In freedom of assembly, a challenge to New Hampshire's prohibition on gatherings of 50 people or more.

And in free exercise of religion, Lutheran churches in Minnesota have defied the state's lockdown by opening services last month.

In California, 1200 pastors have vowed to defy restrictions, saying spreading the faith is essential:

"Between religious gatherings and secular gatherings, there has been a clear violation of equal treatment that violates the First Amendment," said Mathew Staver, founder of Liberty Counsel, a conservative law firm.

Trump agrees and has deemed houses of worship "essential," threatening to "override" states that refuse, although it's unclear what legal authority he would have.

But that highlights a longstanding federalism conflict, local jurisdictions resisting mandates from Washington, even during national emergencies.

"You're going to see different states taking different approaches. You're going to see the president liking some of them and disliking others, but really having no authority to trump any given state's approach to things," said French. "Even though the overwhelming financial resources rests with the federal government, the overwhelming amount of legal power rests with the governors."

That tension has been especially acute in states that want to make it easier and safer to vote during the pandemic.

Trump has promised to withhold federal funding for some states that increase mail-in and remote voting-- including battleground states Nevada and Michigan.

"Threatening to take money away from a state that is hurting as bad as we are right now is just scary and I think something that is unacceptable," said Michigan Democratic Gov. Gretchen Whitmer.

Voting is the essence of democracy, and while some primaries have been postponed, even cancelled, and some experts say governments have to find a way to hold the November presidential election on time.

"The pandemic snuck up on us," said Paul Smith of the Campaign Legal Center and a longtime Supreme Court appellate attorney. "But the general election is six months off. There's time to prepare, and there are deadlines that make it essentially infeasible to delay the election."
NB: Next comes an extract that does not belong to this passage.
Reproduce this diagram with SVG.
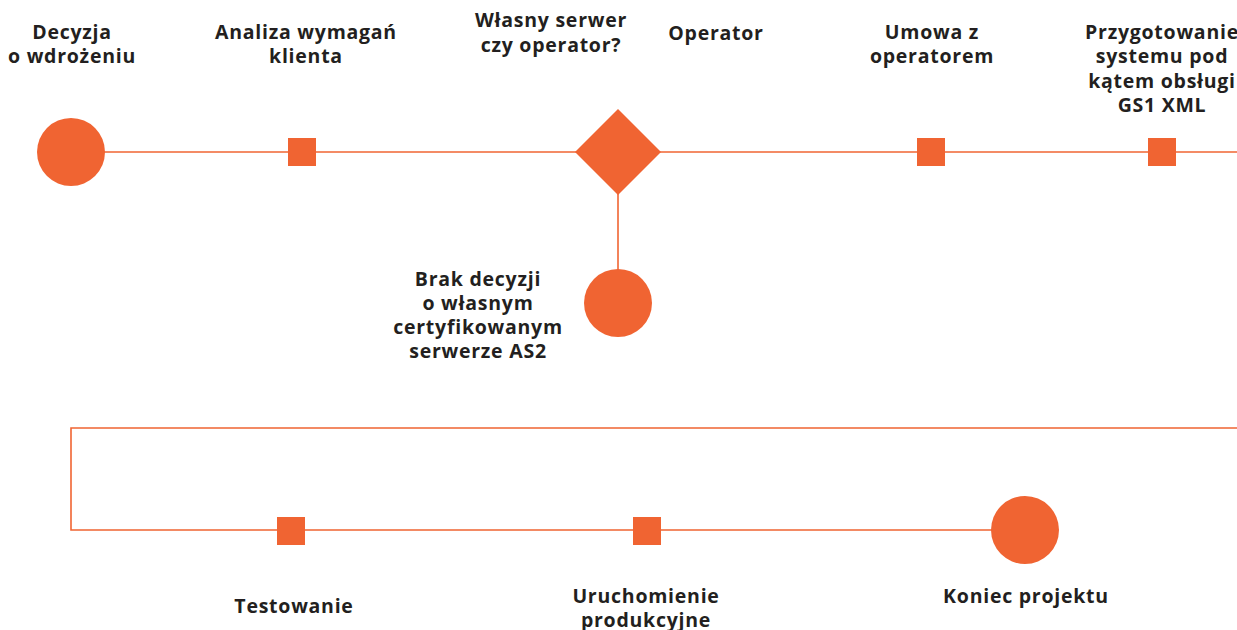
<svg xmlns="http://www.w3.org/2000/svg" width="1237" height="630" viewBox="0 0 1237 630">
<style>
.lbl{font-family:"Open Sans","Liberation Sans",sans-serif;font-weight:700;font-size:19.5px;letter-spacing:0.75px;fill:#231F20;text-anchor:middle}
.fill{fill:#F06432}
.conn{stroke:#F06432;stroke-width:1.6;fill:none}
</style>
<rect width="1237" height="630" fill="#ffffff"/>
<g id="connectors">
<line class="conn" x1="71" y1="152" x2="1237" y2="152"/>
<line class="conn" x1="618" y1="152" x2="618" y2="303"/>
<polyline class="conn" points="1237,428 71,428 71,530 1025,530"/>
</g>
<g id="start"><circle class="fill" cx="71" cy="152" r="34"/>
<text class="lbl" x="72" y="39">Decyzja</text><text class="lbl" x="72" y="63">o wdrożeniu</text></g>
<g id="analiza"><rect class="fill" x="288" y="138" width="28" height="28"/>
<text class="lbl" x="306" y="39">Analiza wymagań</text><text class="lbl" x="306" y="63">klienta</text></g>
<g id="decision"><polygon class="fill" points="618,109 661,152 618,195 575,152"/>
<text class="lbl" x="551" y="27">Własny serwer</text><text class="lbl" x="551" y="52">czy operator?</text></g>
<g id="operator-label"><text class="lbl" x="716" y="40">Operator</text></g>
<g id="brak"><circle class="fill" cx="618" cy="303" r="34"/>
<text class="lbl" x="478" y="286">Brak decyzji</text><text class="lbl" x="478" y="310">o własnym</text><text class="lbl" x="478" y="334">certyfikowanym</text><text class="lbl" x="478" y="358">serwerze AS2</text></g>
<g id="umowa"><rect class="fill" x="917" y="138" width="28" height="28"/>
<text class="lbl" x="932" y="39">Umowa z</text><text class="lbl" x="932" y="63">operatorem</text></g>
<g id="przygotowanie"><rect class="fill" x="1148" y="138" width="28" height="28"/>
<text class="lbl" x="1162" y="39">Przygotowanie</text><text class="lbl" x="1162" y="63">systemu pod</text><text class="lbl" x="1162" y="88">kątem obsługi</text><text class="lbl" x="1162" y="112">GS1 XML</text></g>
<g id="testowanie"><rect class="fill" x="277" y="517" width="28" height="28"/>
<text class="lbl" x="294" y="613">Testowanie</text></g>
<g id="uruchomienie"><rect class="fill" x="633" y="517" width="28" height="28"/>
<text class="lbl" x="646" y="603">Uruchomienie</text><text class="lbl" x="646" y="627">produkcyjne</text></g>
<g id="koniec"><circle class="fill" cx="1025" cy="530" r="34"/>
<text class="lbl" x="1026" y="603">Koniec projektu</text></g>
</svg>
In Jacobson v. Massachusetts, the U.S. Supreme Court in 1905 ruled against a man who refused a compulsory vaccination during a smallpox outbreak. But the justices at the time warned against "arbitrary" or oppressive regulation.

At issue:  may nearly all constitutional rights be reasonably restricted to combat a public health emergency?

In the past few weeks, the justices have received emergency appeals on:

-- Closed churches in California and Illinois

-- Prison safety from Texas

-- Absentee ballots from Wisconsin

-- And stay-at-home orders from Pennsylvania

The high court for the most part has given temporary legal relief to the states, but have not yet been asked ruled on the merits.

And it may not have to: the worst of the pandemic may pass before the justices would be ready to weigh in on the broader constitutional issues

"We should always keep in mind that history shows that governments often use crises to deny people civil liberties in a longer term basis. And that's something that we should be vigilant about," said Nott. "We should be watching the laws and orders that our governments are passing and making sure that they're not going too far."